Histories of peace and justice organizations, studying successes and failures, are helpful in working for a better tomorrow. We need “usable histories” that remind us of successes in times of set-backs. When so much in our world seeks to tell us that ordinary citizens are powerless and should just stick to shopping and watching mindless “reality TV,” we need to be reminded of how citizens can and have organized for change in the face of great opposition.
I must confess that most of my activism has been through faith based groups, both Christian (e.g., Baptist Peace Fellowship of North America, Christian Peacemaker Teams, Churches for a Middle East Peace) and interfaith (Fellowship of Reconciliation, Witness for Peace, Center on Conscience and War). With the exception of minor involvement in Veterans for Peace, I have only just shown up at major rallies organized by “secular” organizations such as Win Without War, and United for Peace with Justice. But after reading this history, I sent in my membership dues to Peace Action and signed up for their email alerts.

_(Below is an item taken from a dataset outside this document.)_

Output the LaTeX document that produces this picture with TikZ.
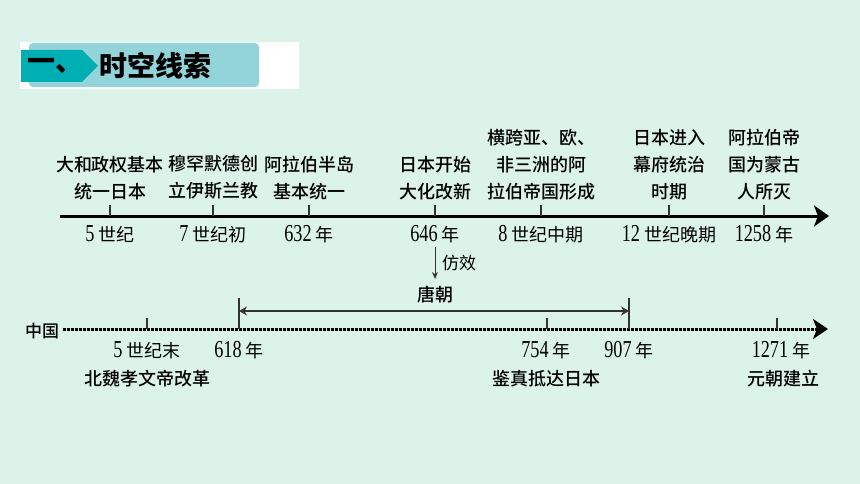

I am also recommending to high school and college students I know that they join the Student Peace Action Network (SPAN). While such broad membership may lack the deep spiritual roots of faith based groups and the clarity of specifically pacifist witness, they have the advantage of mass organizing, matching the power of insider elites with citizen people power. While no one can do everything, there is a need for persons of faith in both kinds of groups.
I highly recommend this little book.